» DATASET EXTRACT
⟨
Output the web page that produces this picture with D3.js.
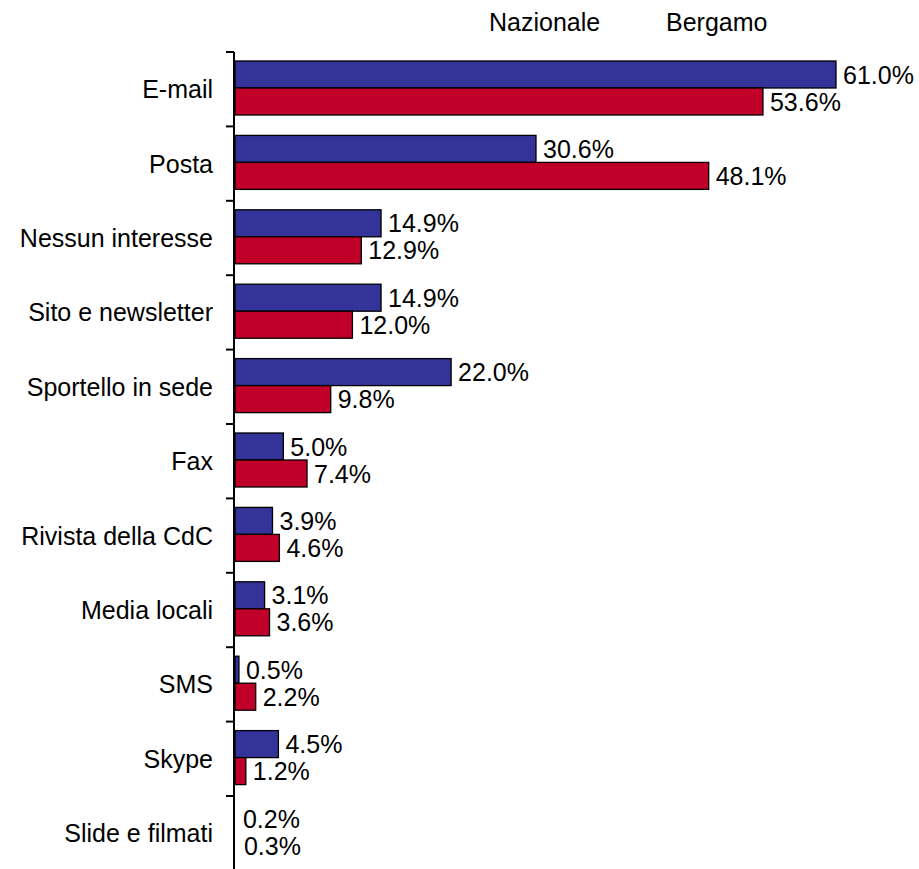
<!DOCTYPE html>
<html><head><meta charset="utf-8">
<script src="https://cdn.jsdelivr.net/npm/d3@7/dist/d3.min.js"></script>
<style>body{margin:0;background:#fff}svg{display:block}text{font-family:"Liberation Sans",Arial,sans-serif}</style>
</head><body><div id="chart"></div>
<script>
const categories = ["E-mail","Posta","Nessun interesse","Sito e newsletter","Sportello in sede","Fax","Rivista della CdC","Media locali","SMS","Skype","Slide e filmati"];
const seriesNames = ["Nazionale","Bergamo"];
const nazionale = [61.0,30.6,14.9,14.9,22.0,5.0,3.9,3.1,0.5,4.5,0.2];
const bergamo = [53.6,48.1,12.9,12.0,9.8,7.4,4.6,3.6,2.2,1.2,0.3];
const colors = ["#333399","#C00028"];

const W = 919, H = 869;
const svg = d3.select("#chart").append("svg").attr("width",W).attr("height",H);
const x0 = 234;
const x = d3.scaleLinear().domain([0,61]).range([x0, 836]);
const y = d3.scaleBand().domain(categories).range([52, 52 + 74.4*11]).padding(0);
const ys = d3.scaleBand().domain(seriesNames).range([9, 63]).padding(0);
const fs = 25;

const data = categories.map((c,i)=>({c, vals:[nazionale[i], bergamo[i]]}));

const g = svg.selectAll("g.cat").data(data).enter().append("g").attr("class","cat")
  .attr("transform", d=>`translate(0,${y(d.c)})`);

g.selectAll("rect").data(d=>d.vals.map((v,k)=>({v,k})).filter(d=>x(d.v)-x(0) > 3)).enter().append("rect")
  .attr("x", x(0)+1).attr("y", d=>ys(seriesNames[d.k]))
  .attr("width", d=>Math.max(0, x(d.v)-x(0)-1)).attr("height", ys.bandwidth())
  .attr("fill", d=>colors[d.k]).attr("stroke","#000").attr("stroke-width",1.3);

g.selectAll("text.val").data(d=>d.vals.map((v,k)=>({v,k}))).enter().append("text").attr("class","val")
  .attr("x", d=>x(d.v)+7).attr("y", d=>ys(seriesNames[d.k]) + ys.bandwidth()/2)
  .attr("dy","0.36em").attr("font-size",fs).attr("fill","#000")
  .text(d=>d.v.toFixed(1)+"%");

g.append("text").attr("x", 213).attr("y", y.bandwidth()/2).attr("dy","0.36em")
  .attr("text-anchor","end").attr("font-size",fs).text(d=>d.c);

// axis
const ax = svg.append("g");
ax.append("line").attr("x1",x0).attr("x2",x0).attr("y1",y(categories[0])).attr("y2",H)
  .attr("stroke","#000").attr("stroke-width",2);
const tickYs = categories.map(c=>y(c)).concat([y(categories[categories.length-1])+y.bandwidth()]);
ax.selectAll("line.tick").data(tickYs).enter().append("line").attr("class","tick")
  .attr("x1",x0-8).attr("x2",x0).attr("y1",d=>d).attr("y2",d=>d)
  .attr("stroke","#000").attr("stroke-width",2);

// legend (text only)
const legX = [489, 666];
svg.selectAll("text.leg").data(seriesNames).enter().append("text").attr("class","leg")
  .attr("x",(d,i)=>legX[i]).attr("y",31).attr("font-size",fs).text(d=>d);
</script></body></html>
⟩
» WORK TO COMPLETE
Exactly as written, return every line of the listing, but not the pictures.

» EXERCISE ANSWER
Output the web page that produces this picture with D3.js.
<!DOCTYPE html>
<html><head><meta charset="utf-8">
<script src="https://cdn.jsdelivr.net/npm/d3@7/dist/d3.min.js"></script>
<style>body{margin:0;background:#fff}svg{display:block}text{font-family:"Liberation Sans",Arial,sans-serif}</style>
</head><body><div id="chart"></div>
<script>
const categories = ["E-mail","Posta","Nessun interesse","Sito e newsletter","Sportello in sede","Fax","Rivista della CdC","Media locali","SMS","Skype","Slide e filmati"];
const seriesNames = ["Nazionale","Bergamo"];
const nazionale = [61.0,30.6,14.9,14.9,22.0,5.0,3.9,3.1,0.5,4.5,0.2];
const bergamo = [53.6,48.1,12.9,12.0,9.8,7.4,4.6,3.6,2.2,1.2,0.3];
const colors = ["#333399","#C00028"];

const W = 919, H = 869;
const svg = d3.select("#chart").append("svg").attr("width",W).attr("height",H);
const x0 = 234;
const x = d3.scaleLinear().domain([0,61]).range([x0, 836]);
const y = d3.scaleBand().domain(categories).range([52, 52 + 74.4*11]).padding(0);
const ys = d3.scaleBand().domain(seriesNames).range([9, 63]).padding(0);
const fs = 25;

const data = categories.map((c,i)=>({c, vals:[nazionale[i], bergamo[i]]}));

const g = svg.selectAll("g.cat").data(data).enter().append("g").attr("class","cat")
  .attr("transform", d=>`translate(0,${y(d.c)})`);

g.selectAll("rect").data(d=>d.vals.map((v,k)=>({v,k})).filter(d=>x(d.v)-x(0) > 3)).enter().append("rect")
  .attr("x", x(0)+1).attr("y", d=>ys(seriesNames[d.k]))
  .attr("width", d=>Math.max(0, x(d.v)-x(0)-1)).attr("height", ys.bandwidth())
  .attr("fill", d=>colors[d.k]).attr("stroke","#000").attr("stroke-width",1.3);

g.selectAll("text.val").data(d=>d.vals.map((v,k)=>({v,k}))).enter().append("text").attr("class","val")
  .attr("x", d=>x(d.v)+7).attr("y", d=>ys(seriesNames[d.k]) + ys.bandwidth()/2)
  .attr("dy","0.36em").attr("font-size",fs).attr("fill","#000")
  .text(d=>d.v.toFixed(1)+"%");

g.append("text").attr("x", 213).attr("y", y.bandwidth()/2).attr("dy","0.36em")
  .attr("text-anchor","end").attr("font-size",fs).text(d=>d.c);

// axis
const ax = svg.append("g");
ax.append("line").attr("x1",x0).attr("x2",x0).attr("y1",y(categories[0])).attr("y2",H)
  .attr("stroke","#000").attr("stroke-width",2);
const tickYs = categories.map(c=>y(c)).concat([y(categories[categories.length-1])+y.bandwidth()]);
ax.selectAll("line.tick").data(tickYs).enter().append("line").attr("class","tick")
  .attr("x1",x0-8).attr("x2",x0).attr("y1",d=>d).attr("y2",d=>d)
  .attr("stroke","#000").attr("stroke-width",2);

// legend (text only)
const legX = [489, 666];
svg.selectAll("text.leg").data(seriesNames).enter().append("text").attr("class","leg")
  .attr("x",(d,i)=>legX[i]).attr("y",31).attr("font-size",fs).text(d=>d);
</script></body></html>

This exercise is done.